Wendell Pierce twice unlucky

The actor’s family home was destroyed by Hurricane Katrina and, 11 years on, his Baton Rouge house has been wrecked by floods
Does bad luck follow American actor Wendell Pierce? Eleven years to the month since Pierce’s family home became one of the thousands ravaged by Hurricane Katrina has again seen disaster strike – this time at his home in Baton Rouge.
Pierce is best known for his roles in HBO dramas, such as cigar-chomping Detective Bunk Moreland in ‘The Wire’, trombonist Antoine Batiste in ‘Treme’, and Michael Davenport in ‘Waiting to Exhale’.

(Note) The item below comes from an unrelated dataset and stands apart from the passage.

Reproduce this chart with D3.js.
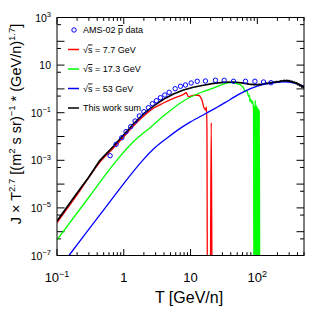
<!DOCTYPE html>
<html>
<head>
<meta charset="utf-8">
<script src="https://cdn.jsdelivr.net/npm/d3@7"></script>
<style>
  body { margin: 0; background: #fff; }
  text { font-family: "Liberation Sans", Arial, Helvetica, sans-serif; fill: #000; }
</style>
</head>
<body>
<script>
// AMS-02 antiproton points [T, J*T^2.7]
var amsData = [
  [0.624, 1.56e-3], [0.767, 4.7e-3], [0.933, 8.9e-3], [1.08, 0.0159], [1.27, 0.0258],
  [1.48, 0.0448], [1.71, 0.0727], [2.0, 0.110], [2.34, 0.162], [2.68, 0.239],
  [3.08, 0.319], [3.54, 0.427], [4.12, 0.555], [4.78, 0.72], [5.88, 1.02],
  [7.06, 1.29], [8.39, 1.46], [10.2, 1.77], [12.6, 2.09], [16.7, 2.15],
  [23.6, 2.30], [31.9, 2.30], [44, 2.09], [66.5, 2.09], [92, 2.09],
  [124, 1.95], [160, 1.82]
];

// sqrt(s) = 7.7 GeV
var red77 = [
  [0.1, 2.4e-6], [0.2, 3.5e-5], [0.44, 8.5e-4], [0.7, 3.3e-3], [1, 0.0098],
  [1.39, 0.0276], [1.97, 0.0706], [2.78, 0.153], [3.93, 0.256], [5.55, 0.40],
  [7.83, 0.59], [8.6, 0.69], [9.3, 0.47], [10.9, 0.53], [13.0, 0.54],
  [14.8, 0.34], [16.0, 0.153], [16.8, 0.13], [17.3, 0.175], [17.6, 0.02],
  [17.9, 1e-9], [19.7, 1e-9], [20.4, 0.038], [21.1, 1e-9], [30, 1e-9]
];

// sqrt(s) = 17.3 GeV
var green173 = [
  [0.1, 4.5e-7], [0.3, 2.8e-5], [0.785, 1e-3], [1.39, 6.0e-3], [2.48, 0.0234],
  [4.41, 0.094], [7.83, 0.31], [13.9, 0.69], [24.8, 1.24], [31, 1.6],
  [39, 1.85], [45, 1.8], [50, 1.62], [55, 1.52], [59, 1.3], [62, 1.1],
  [66, 0.76], [70, 0.85], [74, 0.47], [76, 0.55], [78, 0.29], [80, 0.36],
  [83, 0.248], [85, 0.3], [87.7, 0.13], [89, 1e-9], [90.5, 0.2], [92, 1e-9],
  [93, 0.34], [94.5, 1e-9], [96, 0.22], [98, 1e-9], [100, 0.18], [102, 1e-9],
  [104, 0.15], [105.5, 1e-9], [107, 0.13], [109, 1e-9], [150, 1e-9]
];

// sqrt(s) = 53 GeV
var blue53 = [
  [0.1, 2.2e-8], [0.151, 1e-7], [0.5, 8.3e-6], [1, 1.05e-4], [1.86, 9e-4],
  [3, 3.6e-3], [4.41, 8.5e-3], [7, 0.022], [10, 0.041], [16.6, 0.09],
  [25, 0.17], [39.3, 0.36], [62, 0.75], [100, 1.3], [150, 1.7],
  [250, 2.0], [350, 1.8], [500, 1.3]
];

// sum of the three
var sumAll = [
  [0.1, 2.8e-6], [0.2, 4.2e-5], [0.3, 2.0e-4], [0.44, 1.0e-3], [0.7, 3.9e-3],
  [1, 0.0118], [1.39, 0.0335], [1.97, 0.088], [2.78, 0.19], [3.93, 0.366],
  [5.55, 0.61], [7.83, 0.9], [11, 1.17], [15.6, 1.42], [22, 1.72],
  [31, 1.89], [44, 1.95], [62, 1.75], [75, 1.6], [88, 1.5], [100, 1.5],
  [110, 1.55], [124, 1.6], [135, 1.75], [145, 1.7], [155, 1.85], [165, 1.8],
  [175, 1.95], [185, 1.9], [195, 2.05], [210, 2.0], [225, 2.2], [240, 2.1],
  [250, 2.3], [260, 2.15], [275, 2.3], [290, 2.1], [300, 2.25], [315, 2.0],
  [330, 2.1], [345, 1.85], [360, 1.95], [375, 1.7], [390, 1.8], [405, 1.5],
  [420, 1.6], [435, 1.35], [450, 1.45], [465, 1.2], [480, 1.3], [500, 1.1]
];

var xLabelTicks = [0.1, 1, 10, 100];
var xLabelText = [["10", "\u22121"], ["1", ""], ["10", ""], ["10", "2"]];
var yLabelTicks = [1e3, 10, 0.1, 1e-3, 1e-5, 1e-7];
var yLabelText = [["10", "3"], ["10", ""], ["10", "\u22121"], ["10", "\u22123"], ["10", "\u22125"], ["10", "\u22127"]];

var legendItems = [
  { kind: "marker", color: "#0000ff", label: "ams" },
  { kind: "line", color: "#ff0000", label: "7.7 GeV" },
  { kind: "line", color: "#00ff00", label: "17.3 GeV" },
  { kind: "line", color: "#0000ff", label: "53 GeV" },
  { kind: "line", color: "#000000", label: "This work sum" }
];

var W = 332, H = 322;
var L = 57, R = 304, T = 17.5, B = 255.5;

var svg = d3.select("body").append("svg").attr("width", W).attr("height", H);

var x = d3.scaleLog().domain([0.1, 500]).range([L, R]);
var y = d3.scaleLog().domain([1e-7, 1e3]).range([B, T]);

svg.append("defs").append("clipPath").attr("id", "plotclip")
  .append("rect").attr("x", L).attr("y", T).attr("width", R - L).attr("height", B - T);

// ticks (inward, on all four sides)
var xMajor = [0.1, 1, 10, 100];
var xMinor = [];
[0.1, 1, 10, 100].forEach(function (d) {
  for (var k = 2; k <= 9; k++) if (d * k <= 500) xMinor.push(d * k);
});
var yMajor = d3.range(-7, 4).map(function (e) { return Math.pow(10, e); });
var yMinor = d3.range(-7, 3).map(function (e) { return 5 * Math.pow(10, e); });

var tg = svg.append("g").attr("stroke", "#000").attr("stroke-width", 1);
function xt(v, len) {
  tg.append("line").attr("x1", x(v)).attr("x2", x(v)).attr("y1", B).attr("y2", B - len);
  tg.append("line").attr("x1", x(v)).attr("x2", x(v)).attr("y1", T).attr("y2", T + len);
}
function yt(v, len) {
  tg.append("line").attr("y1", y(v)).attr("y2", y(v)).attr("x1", L).attr("x2", L + len);
  tg.append("line").attr("y1", y(v)).attr("y2", y(v)).attr("x1", R).attr("x2", R - len);
}
xMajor.forEach(function (v) { xt(v, 6.5); });
xMinor.forEach(function (v) { xt(v, 3.3); });
yMajor.forEach(function (v) { yt(v, 7.5); });
yMinor.forEach(function (v) { yt(v, 4); });

// data curves
var line = d3.line()
  .x(function (d) { return x(d[0]); })
  .y(function (d) { return y(d[1]); });
var smooth = d3.line()
  .curve(d3.curveMonotoneX)
  .x(function (d) { return x(d[0]); })
  .y(function (d) { return y(d[1]); });

var plot = svg.append("g").attr("clip-path", "url(#plotclip)");
[[red77, "#ff0000", 1.3, smooth], [green173, "#00ff00", 1.3, smooth],
 [blue53, "#0000ff", 1.3, smooth], [sumAll, "#000000", 1.7, line]]
  .forEach(function (s) {
    plot.append("path").datum(s[0])
      .attr("d", s[3])
      .attr("fill", "none")
      .attr("stroke", s[1])
      .attr("stroke-width", s[2])
      .attr("stroke-linejoin", "round");
  });

plot.selectAll(".ams").data(amsData).enter().append("circle")
  .attr("class", "ams")
  .attr("cx", function (d) { return x(d[0]); })
  .attr("cy", function (d) { return y(d[1]); })
  .attr("r", 2.2)
  .attr("fill", "none")
  .attr("stroke", "#0000ff")
  .attr("stroke-width", 1);

// frame
svg.append("rect").attr("x", L).attr("y", T).attr("width", R - L).attr("height", B - T)
  .attr("fill", "none").attr("stroke", "#000").attr("stroke-width", 1);

// tick labels
xLabelTicks.forEach(function (v, i) {
  var t = svg.append("text").attr("x", x(v)).attr("y", 282)
    .attr("text-anchor", "middle").style("font-size", "13px");
  t.append("tspan").text(xLabelText[i][0]);
  if (xLabelText[i][1]) t.append("tspan").attr("dy", -5).style("font-size", "9px").text(xLabelText[i][1]);
});
yLabelTicks.forEach(function (v, i) {
  var t = svg.append("text").attr("x", 51).attr("y", y(v) + 4)
    .attr("text-anchor", "end").style("font-size", "10.5px");
  t.append("tspan").text(yLabelText[i][0]);
  if (yLabelText[i][1]) t.append("tspan").attr("dy", -4.5).style("font-size", "7.5px").text(yLabelText[i][1]);
});

// axis titles
svg.append("text").attr("x", 189).attr("y", 303).attr("text-anchor", "middle")
  .style("font-size", "16px").text("T [GeV/n]");

var yTitleParts = [
  ["J \u00d7 T", 0], ["2.7", 1], [" [(m", 0], ["2", 1], [" s sr)", 0],
  ["\u22121", 1], [" * (GeV/n)", 0], ["1.7", 1], ["]", 0]
];
var ytl = svg.append("text").attr("transform", "translate(20.5,124) rotate(-90)")
  .attr("text-anchor", "middle").style("font-size", "14.5px");
var shifted = false;
yTitleParts.forEach(function (p) {
  var ts = ytl.append("tspan").text(p[0]);
  if (p[1]) {
    ts.style("font-size", "9.5px").attr("dy", shifted ? 0 : -6);
    shifted = true;
  } else {
    if (shifted) ts.attr("dy", 6);
    shifted = false;
  }
});

// legend
var lg = svg.append("g");
legendItems.forEach(function (d, i) {
  var ly = 30 + i * 19.5;
  if (d.kind === "marker") {
    lg.append("circle").attr("cx", 74).attr("cy", ly).attr("r", 2.2)
      .attr("fill", "none").attr("stroke", d.color).attr("stroke-width", 1);
  } else {
    lg.append("line").attr("x1", 68).attr("x2", 79).attr("y1", ly).attr("y2", ly)
      .attr("stroke", d.color).attr("stroke-width", 1.5);
  }
  var t = lg.append("text").attr("x", 83).attr("y", ly + 3).style("font-size", "9px");
  if (d.label === "ams") {
    t.append("tspan").text("AMS-02 ");
    t.append("tspan").style("text-decoration", "overline").text("p");
    t.append("tspan").text(" data");
  } else if (d.kind === "line" && d.label !== "This work sum") {
    t.append("tspan").text("\u221a");
    t.append("tspan").style("text-decoration", "overline").text("s");
    t.append("tspan").text(" = " + d.label);
  } else {
    t.text(d.label);
  }
});
</script>
</body>
</html>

Earlier this year, Pierce spoke about visiting his childhood home after the hurricane and finding “everything was totally destroyed and covered in gray and green”. Pierce – who also starred in the HBO drama ‘Treme, set in post-Katrina New Orleans – has set up a local corporation to rebuild destroyed homes, and started a supermarket business to tackle a lack of access to healthy food in the city.
Now Pierce has been affected again by the latest disaster to hit Louisiana, with his home and neighbourhood underwater after the unexpected flood; 20 000 people have had to be rescued. But while Pierce’s luck may sound bad, it is not unusual.
Many Hurricane Katrina survivors now live in Baton Rouge – which has historically been less susceptible to floods and hurricanes – and have found themselves in the same awful predicament.
Margaret Teague, 61, told a local paper she had only recently moved back to Louisiana after her New Orleans home was destroyed. Now she is once more staying in a temporary shelter. Jeannique Branche, 34, spent years reeling after losing everything in Hurricane Katrina. She thought she was better off after moving to a second-floor apartment in an area, which had never flooded, she told the Times-Picayune. “I felt safe,” she said. “Then I woke up [on] Saturday morning, and everything changed … Now I’ve lost everything again.”
Other Katrina survivors have vowed to help Baton Rouge, to pay back the city for the help they once received. Volunteer Brittani Gillis said she had immediately starting collecting clothes, food and toiletries when she heard about the floods, telling a local paper: “We’ve been through it, and we know what it’s like.”